I've done it both ways. I've never had much trouble with drowned chicks (just a few, over many years and hundreds of chicks.) The chicks that did drown were in batches that did not have marbles in the water.

I've decided I do prefer to put marbles in the waterer for the first few days, for an entirely different reason: the chicks peck at the marbles and get water in their beaks, so this teaches them how to drink. Once I decided that worked, I completely stopped dipping beaks on newly-shipped or newly-hatched chicks. I remove the marbles after a few days, because it is such a nuisance to dump & refill the water with marbles in it. I might leave just a few marbles for a day or two past the point when I take out most of them, but they are all out sometime between day 2 and about day 5, depending on my patience level at the time.

As regards teaching chicks to drink, I think it is more important to do something when there are just a few chicks.

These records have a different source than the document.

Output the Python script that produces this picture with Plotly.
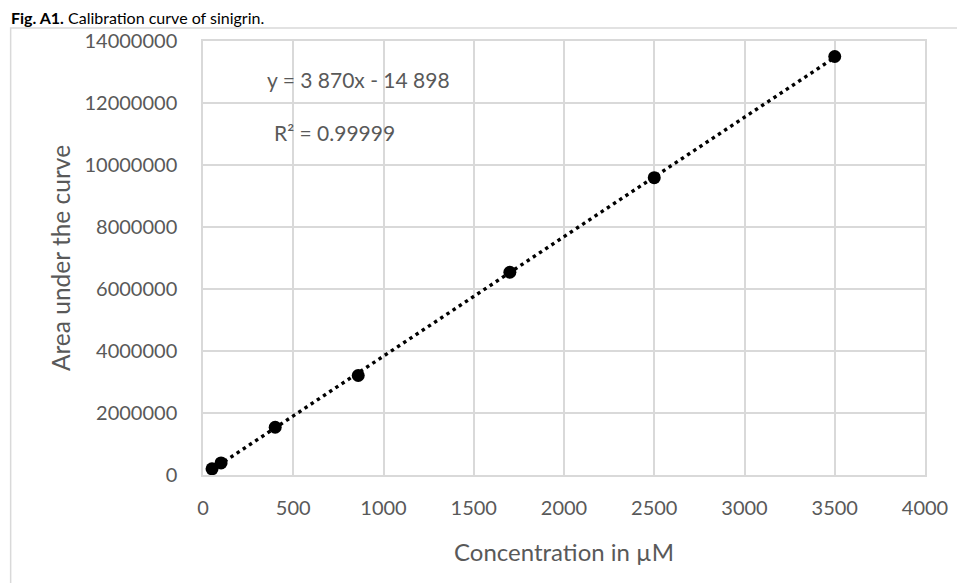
import numpy as np
import plotly.graph_objects as go

# Data
concentration = [50, 100, 400, 860, 1700, 2500, 3500]
area = [200000, 390000, 1540000, 3210000, 6540000, 9590000, 13500000]
x_ticks = [0, 500, 1000, 1500, 2000, 2500, 3000, 3500, 4000]
y_ticks = [0, 2000000, 4000000, 6000000, 8000000, 10000000, 12000000, 14000000]
equation_text = "y = 3 870x - 14 898"
r2_text = "R² = 0.99999"
title_bold = "Fig. A1."
title_rest = " Calibration curve of sinigrin."

# linear trendline (least squares fit, as the spreadsheet does)
slope, intercept = np.polyfit(concentration, area, 1)
trend_x = [min(concentration), max(concentration)]
trend_y = [slope * v + intercept for v in trend_x]

# page is offset by the default 8px body margin
OFF = 8
PAGE_W, PAGE_H = 965, 583
W, H = PAGE_W - OFF, PAGE_H - OFF
# plot area in page pixels
PL, PR, PT, PB = 202.5, 925, 41, 475.5
ml, mt = PL - OFF, PT - OFF
mr, mb = W - (PR - OFF), H - (PB - OFF)
pw = PR - PL
ph = PB - PT

def px_x(p):
    return (p - PL) / pw

def px_y(p):
    return (PB - p) / ph

FONT = "Lato"
GRAY = "#595959"
GRID = "#d9d9d9"

fig = go.Figure()
fig.add_trace(go.Scatter(
    x=trend_x, y=trend_y, mode="lines",
    line=dict(color="black", width=3.4, dash="3.4px,4px"),
    hoverinfo="skip", showlegend=False,
))
fig.add_trace(go.Scatter(
    x=concentration, y=area, mode="markers",
    marker=dict(color="black", size=13, line=dict(width=0)),
    showlegend=False,
))

fig.update_layout(
    width=W, height=H,
    margin=dict(l=ml, r=mr, t=mt, b=mb, autoexpand=False),
    paper_bgcolor="white", plot_bgcolor="white",
    font=dict(family=FONT, size=20, color=GRAY),
    xaxis=dict(
        range=[0, 4000], tickvals=x_ticks, ticktext=[str(t) for t in x_ticks],
        showgrid=True, gridcolor=GRID, gridwidth=1.5,
        zeroline=False, showline=True, mirror=True, linecolor=GRID, linewidth=1.5,
        ticks="", ticklabelstandoff=14,
        title=dict(text="Concentration in µM", font=dict(size=24, color=GRAY), standoff=26),
    ),
    yaxis=dict(
        range=[0, 14000000], tickvals=y_ticks, ticktext=[str(t) for t in y_ticks],
        showgrid=True, gridcolor=GRID, gridwidth=1.5,
        zeroline=False, showline=True, mirror=True, linecolor=GRID, linewidth=1.5,
        ticks="", ticklabelstandoff=20,
        title=dict(text="Area under the curve", font=dict(size=24.5, color=GRAY), standoff=7),
    ),
    shapes=[dict(
        type="rect", xref="paper", yref="paper",
        x0=px_x(10), x1=px_x(985), y0=px_y(610), y1=px_y(28),
        line=dict(color=GRID, width=1.5), fillcolor="rgba(0,0,0,0)", layer="below",
    )],
    annotations=[
        dict(text=equation_text, xref="paper", yref="paper", x=px_x(265), y=px_y(80),
             xanchor="left", yanchor="middle", showarrow=False,
             font=dict(size=21, color=GRAY, family=FONT)),
        dict(text=r2_text, xref="paper", yref="paper", x=px_x(272), y=px_y(133),
             xanchor="left", yanchor="middle", showarrow=False,
             font=dict(size=21, color=GRAY, family=FONT)),
        dict(text="<b>" + title_bold + "</b>" + title_rest, xref="paper", yref="paper",
             x=px_x(8), y=px_y(17), xanchor="left", yanchor="middle", showarrow=False,
             font=dict(size=16, color="black", family=FONT)),
    ],
)

fig.write_html("out.html")
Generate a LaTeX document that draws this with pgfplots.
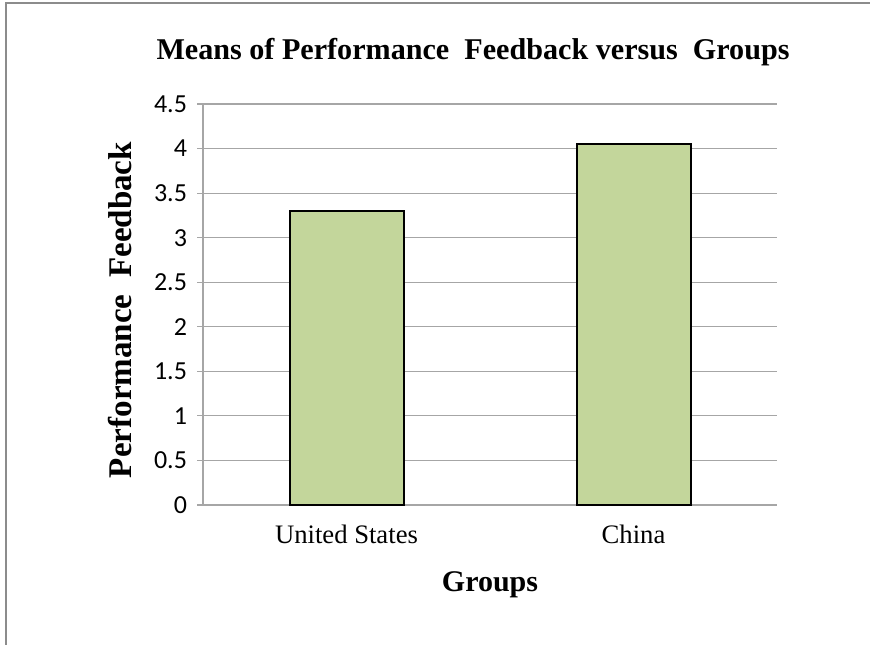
\documentclass[border=0pt]{standalone}
\usepackage{fontspec}
\setmainfont{Liberation Serif}
\newfontfamily\calibri{Carlito}
\usepackage{pgfplots}
\pgfplotsset{compat=1.18}
\definecolor{barfill}{HTML}{C3D69B}
\definecolor{gridc}{HTML}{A6A6A6}
\definecolor{framec}{HTML}{8C8C8C}
\begin{document}
\begin{tikzpicture}
\path[use as bounding box] (0,0) rectangle (652.5pt,483.75pt);
\draw[framec, line width=1.6pt] (4.5pt,0) -- (4.5pt,481.5pt) -- (652.5pt,481.5pt);
\begin{axis}[
  at={(152.25pt,105pt)}, anchor=south west,
  scale only axis, width=430.5pt, height=300.75pt,
  xmin=-0.5, xmax=1.5, ymin=0, ymax=4.5,
  axis x line*=bottom, axis y line*=left,
  axis line style={gridc, line width=0.9pt, -},
  ytick={0,0.5,...,4.5},
  yticklabels={0,0.5,1,1.5,2,2.5,3,3.5,4,4.5},
  ymajorgrids, grid style={gridc, line width=0.9pt},
  tick align=outside,
  major tick length=4.5pt,
  tick style={gridc, line width=0.9pt},
  yticklabel style={font=\calibri\fontsize{19.5}{22}\selectfont, xshift=-4pt},
  xtick={0,1}, xticklabels={United States, China},
  x tick style={draw=none},
  xticklabel style={font=\fontsize{20}{24}\selectfont, yshift=-7pt},
  extra x ticks={-0.5,0.5,1.5}, extra x tick labels={},
  extra x tick style={grid=none, major tick length=5.5pt, tick style={draw=gridc, line width=0.9pt}},
  /pgf/number format/assume math mode=true,
  clip=false,
]
\addplot[ybar, bar width=85.5pt, fill=barfill, draw=black, line width=1.5pt] coordinates {(0,3.30) (1,4.05)};
\end{axis}
\node[font=\bfseries\fontsize{22.6}{26}\selectfont] at (354.75pt,445pt) {Means of Performance\ \ Feedback versus\ \ Groups};
\node[font=\bfseries\fontsize{24.8}{28}\selectfont, rotate=90] at (90pt,251.25pt) {Performance\ \ Feedback};
\node[font=\bfseries\fontsize{22.5}{26}\selectfont] at (367.5pt,45pt) {Groups};
\end{tikzpicture}
\end{document}
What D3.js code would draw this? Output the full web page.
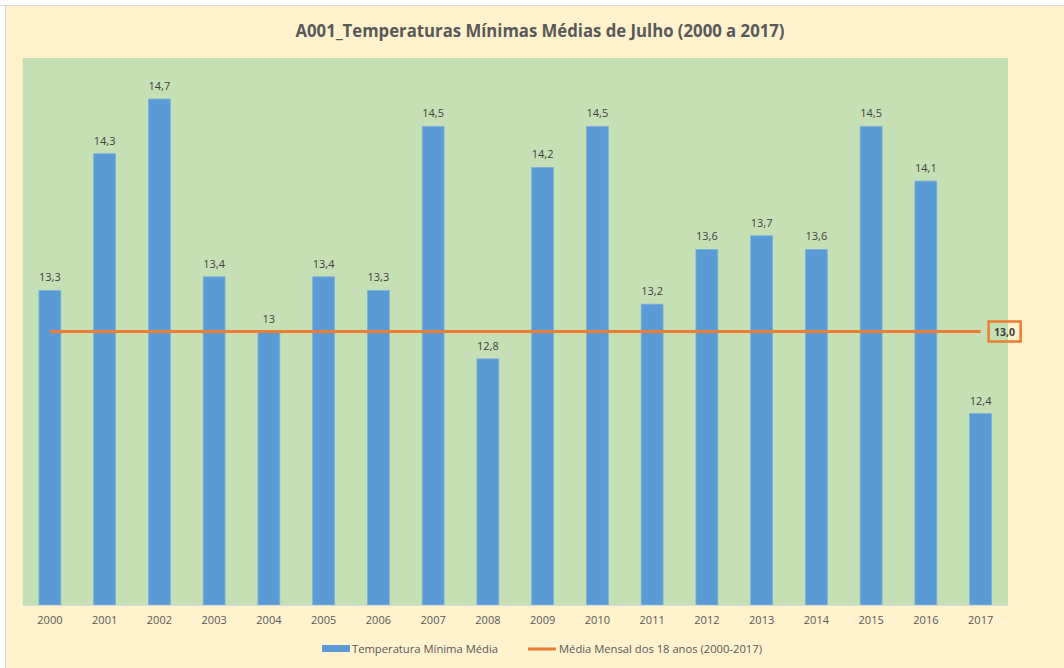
<!DOCTYPE html>
<html><head><meta charset="utf-8">
<script src="https://cdn.jsdelivr.net/npm/d3@7"></script>
<style>body{margin:0;background:#fff;}svg{display:block;}</style>
</head><body>
<script>
const years = ["2000","2001","2002","2003","2004","2005","2006","2007","2008","2009","2010","2011","2012","2013","2014","2015","2016","2017"];
const minTemps = [13.3,14.3,14.7,13.4,13.0,13.4,13.3,14.5,12.8,14.2,14.5,13.2,13.6,13.7,13.6,14.5,14.1,12.4];
const meanTemp = 13.0;
const titleText = "A001_Temperaturas Mínimas Médias de Julho (2000 a 2017)";
const legendLabels = ["Temperatura Mínima Média","Média Mensal dos 18 anos (2000-2017)"];

const W=1064,H=668;
const svg=d3.select("body").append("svg").attr("width",W).attr("height",H);
svg.append("rect").attr("width",W).attr("height",H).attr("fill","#fff");
svg.append("rect").attr("x",6).attr("y",6).attr("width",W-6).attr("height",H-6).attr("fill","#FFF2CC");
svg.append("line").attr("x1",0).attr("x2",W).attr("y1",5.5).attr("y2",5.5).attr("stroke","#d9d9d9");
svg.append("line").attr("x1",5.5).attr("x2",5.5).attr("y1",5).attr("y2",H).attr("stroke","#d9d9d9");

const font="'Open Sans', sans-serif";
const L=22.5,R=1008,T=58,B=605;
const x=d3.scaleBand().domain(years).range([L,R]).paddingInner(0.6).paddingOuter(0.3);
const y=d3.scaleLinear().domain([11,15]).range([B,T]);

svg.append("rect").attr("x",L).attr("y",T).attr("width",R-L).attr("height",B-T).attr("fill","#C5E0B4");

svg.append("text").attr("x",540).attr("y",37).attr("text-anchor","middle")
  .attr("font-family",font).attr("font-size",17).attr("font-weight","bold").attr("fill","#595959")
  .attr("textLength",489).attr("lengthAdjust","spacingAndGlyphs").text(titleText);

svg.selectAll("rect.bar").data(minTemps).enter().append("rect").attr("class","bar")
  .attr("x",(d,i)=>x(years[i])).attr("width",x.bandwidth())
  .attr("y",d=>y(d)).attr("height",d=>B-y(d))
  .attr("fill","#5B9BD5").attr("stroke","#7fb0dd").attr("stroke-width",0.8);

const fmt=d=>d3.format(".1f")(d).replace(".",",").replace(/,0$/,"");
svg.selectAll("text.lbl").data(minTemps).enter().append("text").attr("class","lbl")
  .attr("x",(d,i)=>x(years[i])+x.bandwidth()/2).attr("y",d=>y(d)-9)
  .attr("text-anchor","middle").attr("font-family",font).attr("font-size",11).attr("fill","#404040")
  .text(fmt);

const xAxis=svg.append("g").attr("transform",`translate(0,${B})`).call(d3.axisBottom(x).tickSize(0).tickPadding(11));
xAxis.select(".domain").attr("stroke","#d9d9d9");
xAxis.selectAll("text").attr("font-family",font).attr("font-size",11).attr("fill","#595959");

const x0=x(years[0])+x.bandwidth()/2, x1=x(years[years.length-1])+x.bandwidth()/2;
svg.append("line").attr("x1",x0).attr("x2",x1).attr("y1",y(meanTemp)).attr("y2",y(meanTemp))
  .attr("stroke","#ED7D31").attr("stroke-width",3);
svg.append("rect").attr("x",x1+8).attr("y",y(meanTemp)-10).attr("width",32).attr("height",20)
  .attr("fill","none").attr("stroke","#ED7D31").attr("stroke-width",2.5);
svg.append("text").attr("x",x1+24).attr("y",y(meanTemp)+4).attr("text-anchor","middle")
  .attr("font-family",font).attr("font-size",10.5).attr("font-weight","bold").attr("fill","#404040")
  .text(d3.format(".1f")(meanTemp).replace(".",","));

const ly=649;
svg.append("rect").attr("x",322).attr("y",ly-4).attr("width",28).attr("height",7).attr("fill","#5B9BD5");
svg.append("text").attr("x",352).attr("y",ly+4).attr("font-family",font).attr("font-size",11).attr("fill","#595959")
  .attr("textLength",146).attr("lengthAdjust","spacingAndGlyphs").text(legendLabels[0]);
svg.append("line").attr("x1",528).attr("x2",556).attr("y1",ly).attr("y2",ly).attr("stroke","#ED7D31").attr("stroke-width",3);
svg.append("text").attr("x",559).attr("y",ly+4).attr("font-family",font).attr("font-size",11).attr("fill","#595959")
  .attr("textLength",203).attr("lengthAdjust","spacingAndGlyphs").text(legendLabels[1]);
</script>
</body></html>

The more chicks in the group, the more likely that some will figure it out anyway. Once a few have learned how to drink, the rest copy them and learn too, no matter how many or few chicks are in the group. I think the marbles work better than dipping beaks, with less stress for the chicks and for me.

Oh, I just remembered another detail: I have always used the little chick waterers, that screw onto a jar, when starting young chicks. I may switch them to a bigger waterer when they are a few weeks old, or not, depending on how many chicks there are. But the little plastic chick waterers are already a pretty good protection from drowning. If you had to water chicks from a big open bowl, they might be more likely to fall in and get wet, chilled, possibly drowned. That could make marbles or stones more valuable in that situation.